Никогда не случалось получить от него твердого, определенного решения, скорее всего он склонен бывал согласиться с тем решением, которое ему предлагали. Я бы сказал, что он был воплощением наивности. Не знаю, было ли это сознательной политикой или результатом ощущения своего бессилия, но казалось иногда, что у Львова какая-то мистическая вера, что все образуется как-то само собой. А в иные моменты мне казалось, что у него совершенно безнадежное отношение к событиям, что он весь проникнут сознанием невозможности повлиять на их ход, что им владеет фатализм и что он только для внешности продолжает играть ту роль, которая – помимо всякого с его стороны желания и стремления – выпала на его долю.

В избрании Львова для занятия должности министра-председателя – и в отстранении Родзянко – деятельную роль сыграл Милюков, и мне пришлось впоследствии слышать от П. Н., что он нередко ставил себе мучительный вопрос, не было бы лучше, если бы Львова оставили в покое и поставили Родзянко, человека, во всяком случае, способного действовать решительно и смело, имеющего свое мнение и умеющего на нем настаивать.

Тяжелое впечатление производило на меня и отношение Львова к Керенскому. Мои помощники по канцелярии нередко им возмущались, усматривая в нем недостаточное сознание своего достоинства как главы правительства. Часто было похоже на какое-то робкое заискивание. Конечно, здесь не было никаких личных мотивов. У князя Львова абсолютно они отсутствовали: он чужд был честолюбия и никогда не цеплялся за власть. Я думаю, он был глубоко счастлив в тот день, когда освободился от ее бремени. Тем удивительнее, что он не умел использовать тот нравственный авторитет, с которым он пришел к власти. Тоном власть имеющего говорил во Временном правительстве не он, а Керенский...
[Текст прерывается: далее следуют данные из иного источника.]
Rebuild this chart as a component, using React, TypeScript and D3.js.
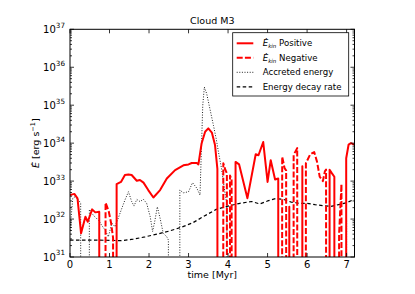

В естественной последовательности мне приходится теперь говорить о Гучкове,– но это мне всего труднее.

Прежде всего я очень мало мог наблюдать Гучкова в составе Временного правительства. Значительную часть времени он отсутствовал, занятый поездками на фронт и в ставку. Потом – в середине апреля – он хворал. Но главное: во все время его пребывания в должности военного и морского министра он был для внешнего наблюдения почти непроницаем. Теперь, оглядываясь назад на это безумное время, я склонен думать, что Гучков с самого начала в глубине души считал дело проигранным и оставался только для очистки совести. Во всяком случае, ни у кого не звучала с такой силой, как у него, нота глубочайшего разочарования и скептицизма, поскольку вопрос шел об армии и флоте. Когда он начинал говорить своим негромким и мягким голосом, смотря куда-то в пространство своими косыми глазами, меня охватывала жуть, сознание какой-то полной безнадежности. Все казалось обреченным.